Now, the defensive part may not surprise you. P.K.’s reputation has never been one of a particularly strong defensive player (though he was actually basically league-average defensively in his younger years — he caught a bad wrap there IMO). It’s the offensive part that is likely frustrating to some. How can someone with his skating, his shot, and his aggressiveness be a negative offensive impact? Well, if you sum up his impacts all over the offensive zone, you actually probably get an essentially a neutral-impact player in terms of total shots taken. The problem is where those shots are being taken from. The graph below shows Subban’s isolated impact on shots taken from each area of the ice.

Unsurprisingly, Subban’s firing away from the right point has increased the frequency of shots the Devils take from there when he’s on the ice. But his firing away comes at the expense of shots from elsewhere in the OZ. Now, maybe you could argue that Subban’s shot is uniquely dangerous so it’s not as bad as it seems for him to take shots from this low-danger area. But with only 5 even-strength goals in 81 games as a Devil, that argument becomes harder to make.
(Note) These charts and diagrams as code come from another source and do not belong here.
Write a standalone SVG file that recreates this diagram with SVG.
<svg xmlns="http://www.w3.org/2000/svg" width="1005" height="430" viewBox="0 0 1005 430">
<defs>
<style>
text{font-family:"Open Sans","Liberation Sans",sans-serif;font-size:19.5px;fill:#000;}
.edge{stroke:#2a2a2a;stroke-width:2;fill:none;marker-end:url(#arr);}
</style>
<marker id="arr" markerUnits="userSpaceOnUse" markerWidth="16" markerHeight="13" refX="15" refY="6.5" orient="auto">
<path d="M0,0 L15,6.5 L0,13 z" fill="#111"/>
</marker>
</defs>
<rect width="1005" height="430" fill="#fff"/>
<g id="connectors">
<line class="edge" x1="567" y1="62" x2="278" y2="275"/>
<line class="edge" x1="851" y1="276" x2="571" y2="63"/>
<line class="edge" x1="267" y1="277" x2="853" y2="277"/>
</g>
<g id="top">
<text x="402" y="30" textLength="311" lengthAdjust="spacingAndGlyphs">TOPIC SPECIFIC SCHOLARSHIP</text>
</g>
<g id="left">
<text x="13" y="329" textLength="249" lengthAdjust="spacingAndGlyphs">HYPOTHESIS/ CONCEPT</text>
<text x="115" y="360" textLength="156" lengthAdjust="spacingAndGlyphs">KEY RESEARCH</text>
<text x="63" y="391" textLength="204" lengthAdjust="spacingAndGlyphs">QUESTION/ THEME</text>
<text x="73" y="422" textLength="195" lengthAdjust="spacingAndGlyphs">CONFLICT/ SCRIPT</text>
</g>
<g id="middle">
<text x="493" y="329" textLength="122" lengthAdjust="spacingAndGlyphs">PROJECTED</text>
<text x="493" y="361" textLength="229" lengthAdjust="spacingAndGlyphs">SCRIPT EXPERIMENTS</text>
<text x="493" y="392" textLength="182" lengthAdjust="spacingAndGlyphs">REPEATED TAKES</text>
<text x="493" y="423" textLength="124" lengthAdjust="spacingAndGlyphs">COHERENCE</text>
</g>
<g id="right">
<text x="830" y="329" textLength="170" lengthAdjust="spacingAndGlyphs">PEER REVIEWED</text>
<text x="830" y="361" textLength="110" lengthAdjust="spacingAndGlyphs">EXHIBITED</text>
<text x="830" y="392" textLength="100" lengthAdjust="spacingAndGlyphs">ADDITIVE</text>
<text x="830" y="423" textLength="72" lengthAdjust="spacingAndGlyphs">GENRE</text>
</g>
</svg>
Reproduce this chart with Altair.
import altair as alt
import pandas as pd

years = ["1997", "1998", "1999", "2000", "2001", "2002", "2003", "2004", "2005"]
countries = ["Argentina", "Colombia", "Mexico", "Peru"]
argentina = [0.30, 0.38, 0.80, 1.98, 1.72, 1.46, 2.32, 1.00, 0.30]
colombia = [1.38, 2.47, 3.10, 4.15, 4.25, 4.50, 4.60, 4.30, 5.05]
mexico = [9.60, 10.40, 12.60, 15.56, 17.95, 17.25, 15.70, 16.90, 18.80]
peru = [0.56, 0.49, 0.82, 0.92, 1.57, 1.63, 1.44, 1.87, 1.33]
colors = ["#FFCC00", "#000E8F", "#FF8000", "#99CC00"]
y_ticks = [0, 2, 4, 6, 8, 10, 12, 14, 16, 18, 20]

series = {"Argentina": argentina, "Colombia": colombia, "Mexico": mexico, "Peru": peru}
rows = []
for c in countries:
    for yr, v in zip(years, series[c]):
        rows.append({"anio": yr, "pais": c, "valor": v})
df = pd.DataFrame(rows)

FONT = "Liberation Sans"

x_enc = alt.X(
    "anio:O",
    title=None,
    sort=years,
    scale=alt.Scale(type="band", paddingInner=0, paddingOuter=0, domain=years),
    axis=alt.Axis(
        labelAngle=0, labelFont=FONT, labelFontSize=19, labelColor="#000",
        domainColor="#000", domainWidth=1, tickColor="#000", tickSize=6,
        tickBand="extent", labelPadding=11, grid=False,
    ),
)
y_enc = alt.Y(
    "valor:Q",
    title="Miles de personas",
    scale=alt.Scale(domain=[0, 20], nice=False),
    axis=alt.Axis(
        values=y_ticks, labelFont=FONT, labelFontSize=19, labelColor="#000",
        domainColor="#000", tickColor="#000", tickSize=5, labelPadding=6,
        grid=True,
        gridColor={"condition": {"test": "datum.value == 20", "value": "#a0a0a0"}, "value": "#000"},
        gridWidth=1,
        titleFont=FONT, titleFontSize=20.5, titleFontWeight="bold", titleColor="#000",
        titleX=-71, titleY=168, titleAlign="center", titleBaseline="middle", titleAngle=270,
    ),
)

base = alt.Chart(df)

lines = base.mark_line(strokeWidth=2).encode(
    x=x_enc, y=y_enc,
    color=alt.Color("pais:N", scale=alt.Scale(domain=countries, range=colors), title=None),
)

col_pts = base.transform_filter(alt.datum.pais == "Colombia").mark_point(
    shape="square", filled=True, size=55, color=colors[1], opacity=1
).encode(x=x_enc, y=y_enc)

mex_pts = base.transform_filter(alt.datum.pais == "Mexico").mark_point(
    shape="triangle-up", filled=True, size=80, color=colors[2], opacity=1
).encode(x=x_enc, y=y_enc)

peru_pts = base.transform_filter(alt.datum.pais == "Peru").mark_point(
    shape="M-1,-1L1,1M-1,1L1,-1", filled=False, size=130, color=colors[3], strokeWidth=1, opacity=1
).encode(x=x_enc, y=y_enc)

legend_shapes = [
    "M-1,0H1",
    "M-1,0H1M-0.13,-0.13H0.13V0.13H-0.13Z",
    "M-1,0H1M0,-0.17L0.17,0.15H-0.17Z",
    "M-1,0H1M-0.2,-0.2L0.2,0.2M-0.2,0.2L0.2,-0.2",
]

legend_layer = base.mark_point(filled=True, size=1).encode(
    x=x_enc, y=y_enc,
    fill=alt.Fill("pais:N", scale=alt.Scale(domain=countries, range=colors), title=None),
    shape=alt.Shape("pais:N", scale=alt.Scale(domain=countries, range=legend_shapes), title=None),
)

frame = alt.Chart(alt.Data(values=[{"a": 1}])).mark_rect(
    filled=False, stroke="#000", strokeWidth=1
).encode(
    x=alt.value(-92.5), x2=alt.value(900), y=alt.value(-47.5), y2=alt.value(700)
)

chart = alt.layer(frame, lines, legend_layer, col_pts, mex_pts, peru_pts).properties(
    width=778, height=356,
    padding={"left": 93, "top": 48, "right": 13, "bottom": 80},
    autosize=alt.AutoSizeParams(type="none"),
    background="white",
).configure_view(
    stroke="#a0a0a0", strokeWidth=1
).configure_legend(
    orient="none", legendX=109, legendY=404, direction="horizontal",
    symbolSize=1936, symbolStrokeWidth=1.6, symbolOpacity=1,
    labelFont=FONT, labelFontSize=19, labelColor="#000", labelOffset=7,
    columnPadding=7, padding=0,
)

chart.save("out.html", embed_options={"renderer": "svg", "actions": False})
And before you argue that we need to take the point shot to generate subsequent opportunities, I’ll point out that the 50 shot attempts he’s take have generated zero (0) rebound opportunities in 2021 so far (via Moneypuck).

In fairness, his defensive equivalent of the graph above shows a big blue spot on his side of the DZ indicating low rates of HD chances on his side of the ice, but there’s a big red spot on the left that dwarfs it, so I’m more hesitant to give him credit for reducing chances.
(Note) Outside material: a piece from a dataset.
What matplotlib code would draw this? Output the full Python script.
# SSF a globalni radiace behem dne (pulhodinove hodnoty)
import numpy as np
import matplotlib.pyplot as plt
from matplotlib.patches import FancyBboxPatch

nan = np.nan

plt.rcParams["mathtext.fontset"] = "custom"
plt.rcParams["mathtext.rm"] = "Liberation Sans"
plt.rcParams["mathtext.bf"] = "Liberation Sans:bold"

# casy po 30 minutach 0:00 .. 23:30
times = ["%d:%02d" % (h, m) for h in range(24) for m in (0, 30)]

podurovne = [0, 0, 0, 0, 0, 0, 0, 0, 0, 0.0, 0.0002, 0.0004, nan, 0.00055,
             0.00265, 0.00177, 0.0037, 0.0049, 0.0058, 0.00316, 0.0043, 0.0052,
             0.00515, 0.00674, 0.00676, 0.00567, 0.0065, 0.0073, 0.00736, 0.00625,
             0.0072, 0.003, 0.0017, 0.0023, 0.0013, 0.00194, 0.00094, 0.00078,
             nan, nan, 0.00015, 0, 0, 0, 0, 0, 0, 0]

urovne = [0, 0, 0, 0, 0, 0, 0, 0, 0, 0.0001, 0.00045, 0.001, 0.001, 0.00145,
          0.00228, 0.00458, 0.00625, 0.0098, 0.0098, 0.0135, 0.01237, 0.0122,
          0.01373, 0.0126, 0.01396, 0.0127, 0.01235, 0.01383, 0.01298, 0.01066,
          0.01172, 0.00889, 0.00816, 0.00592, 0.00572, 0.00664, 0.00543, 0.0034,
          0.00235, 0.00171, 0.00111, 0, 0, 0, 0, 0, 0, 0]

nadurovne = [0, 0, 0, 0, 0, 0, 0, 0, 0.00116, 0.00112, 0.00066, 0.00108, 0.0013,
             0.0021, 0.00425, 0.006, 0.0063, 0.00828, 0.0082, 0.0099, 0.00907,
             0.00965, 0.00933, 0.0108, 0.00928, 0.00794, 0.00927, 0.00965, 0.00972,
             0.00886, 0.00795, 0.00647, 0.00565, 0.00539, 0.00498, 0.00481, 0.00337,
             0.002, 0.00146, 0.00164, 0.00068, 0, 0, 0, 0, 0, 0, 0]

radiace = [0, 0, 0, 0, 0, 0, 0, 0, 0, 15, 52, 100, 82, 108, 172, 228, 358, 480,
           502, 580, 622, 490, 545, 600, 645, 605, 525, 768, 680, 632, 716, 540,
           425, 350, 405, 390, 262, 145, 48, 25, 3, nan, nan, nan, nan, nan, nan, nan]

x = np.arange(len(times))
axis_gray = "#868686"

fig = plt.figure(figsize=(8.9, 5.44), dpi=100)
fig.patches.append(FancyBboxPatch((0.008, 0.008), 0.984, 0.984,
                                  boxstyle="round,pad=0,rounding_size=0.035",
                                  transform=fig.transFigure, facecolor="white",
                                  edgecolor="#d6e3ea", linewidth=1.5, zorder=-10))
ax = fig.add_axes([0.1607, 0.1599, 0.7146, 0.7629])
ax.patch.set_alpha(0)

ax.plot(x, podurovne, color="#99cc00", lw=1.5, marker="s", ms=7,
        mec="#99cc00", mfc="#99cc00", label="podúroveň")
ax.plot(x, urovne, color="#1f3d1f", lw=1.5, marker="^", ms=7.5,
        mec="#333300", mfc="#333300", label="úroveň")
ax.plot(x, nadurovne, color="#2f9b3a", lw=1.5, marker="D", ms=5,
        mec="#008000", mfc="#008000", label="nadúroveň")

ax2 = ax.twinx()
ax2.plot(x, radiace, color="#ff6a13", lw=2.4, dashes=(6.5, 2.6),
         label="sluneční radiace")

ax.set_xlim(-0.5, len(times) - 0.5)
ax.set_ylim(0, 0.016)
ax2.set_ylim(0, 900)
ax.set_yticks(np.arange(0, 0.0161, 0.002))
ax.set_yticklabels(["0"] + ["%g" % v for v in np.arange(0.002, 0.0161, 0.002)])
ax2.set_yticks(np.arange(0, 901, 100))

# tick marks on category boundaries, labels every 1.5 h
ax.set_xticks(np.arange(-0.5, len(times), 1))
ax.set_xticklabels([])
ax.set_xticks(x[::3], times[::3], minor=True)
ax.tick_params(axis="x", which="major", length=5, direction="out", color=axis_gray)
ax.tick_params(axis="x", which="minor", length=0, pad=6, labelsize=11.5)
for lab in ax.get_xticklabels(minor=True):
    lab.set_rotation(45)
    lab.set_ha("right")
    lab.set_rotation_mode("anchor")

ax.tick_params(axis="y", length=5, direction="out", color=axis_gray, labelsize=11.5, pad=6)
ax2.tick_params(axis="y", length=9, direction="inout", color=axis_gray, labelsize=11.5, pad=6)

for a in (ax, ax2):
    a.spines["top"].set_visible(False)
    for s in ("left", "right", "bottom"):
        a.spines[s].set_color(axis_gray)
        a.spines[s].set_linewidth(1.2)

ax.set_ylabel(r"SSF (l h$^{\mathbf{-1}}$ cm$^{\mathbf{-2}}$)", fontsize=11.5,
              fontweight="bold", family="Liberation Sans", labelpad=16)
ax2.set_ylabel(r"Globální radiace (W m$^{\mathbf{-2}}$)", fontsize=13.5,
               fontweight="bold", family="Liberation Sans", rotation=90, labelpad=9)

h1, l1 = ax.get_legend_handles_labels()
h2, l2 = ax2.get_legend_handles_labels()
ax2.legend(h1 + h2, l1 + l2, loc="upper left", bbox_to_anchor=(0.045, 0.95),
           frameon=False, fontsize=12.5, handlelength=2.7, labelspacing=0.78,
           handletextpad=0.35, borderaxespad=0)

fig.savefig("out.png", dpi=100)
P.K. Subban’s game has aged poorly, overall. According to metrics tracked by Corey Sznajder in my viz, his transition efficiency has fallen off measurably. As of 2018, 36 % of his entries and 41% of his exits were controlled. Last season, those numbers decreased to 28% and 33%. That dropped him from the 71st and 79th percentile to the 48th and 36th, respectively. His skating is not what it once was and he’s not able to carry the puck coast to coast as he could in his younger days. Similarly, his shot is not the weapon it used to be, so he should not be using it nearly as often as he does.

But that doesn’t mean he can’t improve! He still generate dangerous passes in the OZ more than other Devils defenders according to that same tracking data, and he creates shots in transition more than anyone but Severson. He’s also still a big body who is less likely to get pushed around at the net-mouth than almost anyone on this team, which possibly explains that blue mark on his side of the net at 5v5. After all, at 210lbs, he’s the heaviest skater on the team and, if you followed his offseason workouts on Instagram, you probably know it’s pure muscle.
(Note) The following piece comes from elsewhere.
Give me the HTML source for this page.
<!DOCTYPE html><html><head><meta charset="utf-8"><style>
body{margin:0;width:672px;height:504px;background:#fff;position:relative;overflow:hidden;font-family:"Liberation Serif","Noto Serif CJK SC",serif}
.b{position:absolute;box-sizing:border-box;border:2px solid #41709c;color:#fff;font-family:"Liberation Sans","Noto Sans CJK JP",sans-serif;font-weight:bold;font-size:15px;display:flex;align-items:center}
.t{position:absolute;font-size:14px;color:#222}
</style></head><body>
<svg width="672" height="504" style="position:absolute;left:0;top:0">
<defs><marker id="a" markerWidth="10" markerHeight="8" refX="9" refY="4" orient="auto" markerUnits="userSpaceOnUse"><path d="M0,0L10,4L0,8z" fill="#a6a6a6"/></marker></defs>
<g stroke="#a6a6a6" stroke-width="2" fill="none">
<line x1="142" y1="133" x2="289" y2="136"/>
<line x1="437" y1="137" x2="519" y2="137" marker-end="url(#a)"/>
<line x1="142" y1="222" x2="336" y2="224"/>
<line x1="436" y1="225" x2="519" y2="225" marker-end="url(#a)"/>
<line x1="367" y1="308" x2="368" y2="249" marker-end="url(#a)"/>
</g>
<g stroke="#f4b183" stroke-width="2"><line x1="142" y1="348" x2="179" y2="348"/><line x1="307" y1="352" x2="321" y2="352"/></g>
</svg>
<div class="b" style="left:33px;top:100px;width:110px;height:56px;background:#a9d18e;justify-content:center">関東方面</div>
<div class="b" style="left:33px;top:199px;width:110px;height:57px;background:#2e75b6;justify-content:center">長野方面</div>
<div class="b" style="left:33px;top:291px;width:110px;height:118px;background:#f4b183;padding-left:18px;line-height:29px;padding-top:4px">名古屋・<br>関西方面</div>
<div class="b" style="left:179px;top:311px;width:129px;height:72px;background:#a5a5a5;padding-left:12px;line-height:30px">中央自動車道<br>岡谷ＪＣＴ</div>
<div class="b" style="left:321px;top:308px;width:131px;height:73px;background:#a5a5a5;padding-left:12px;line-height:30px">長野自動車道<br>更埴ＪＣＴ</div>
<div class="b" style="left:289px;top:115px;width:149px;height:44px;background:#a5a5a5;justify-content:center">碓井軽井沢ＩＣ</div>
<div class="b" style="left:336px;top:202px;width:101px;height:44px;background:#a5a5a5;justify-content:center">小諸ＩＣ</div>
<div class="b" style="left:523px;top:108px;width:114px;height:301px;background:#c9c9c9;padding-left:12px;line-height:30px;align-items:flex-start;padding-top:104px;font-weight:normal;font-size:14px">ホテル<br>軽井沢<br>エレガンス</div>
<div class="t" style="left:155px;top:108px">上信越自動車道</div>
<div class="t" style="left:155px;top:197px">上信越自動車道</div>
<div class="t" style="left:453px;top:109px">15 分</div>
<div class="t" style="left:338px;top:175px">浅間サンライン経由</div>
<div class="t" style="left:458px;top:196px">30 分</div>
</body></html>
As such, if P.K. focuses on being a physical presence preventing HD chances in the DZ, but becomes more deferential to his younger, faster forwards in the NZ and OZ by passing rather than carrying/shooting, we might be able to squeeze the most out of his waning time in NJ.

On a preponderance of all the evidence, it seems that it’s highly unlikely that P.K. Subban is a still a positive-impact NHL player, and it seems not entirely unlikely that he’s closer to an AHLer in terms of raw value (thought I’d like to see what his numbers look like with reduced responsibility). With his salary, reputation, and his potential; it doesn’t seem like a substantial change is imminent. And with Vatanen as the next righty on the list (and Tennyson after him), it’s not clear a change would improve things measurably anyway.

Dur to the circumstances in which the team finds itself, the Devils are probably just going to have to ride this out. There is not really a viable in-house solution, and in a season where chemistry is already a problem on special teams, removing a top-4 D-man doesn’t feel like it’s the medicine to the biggest problems facing this team. The best we can do is maximize the skills that P.K. still possesses, namely passing and physicality. If we do that, he and Murray may be able to serve as a viable bottom-4 pairing, assuming that Smith and Severson continue to do well in their top pairing role. If it’s business as usual though, P.K. is likely in for a tough finish to this year.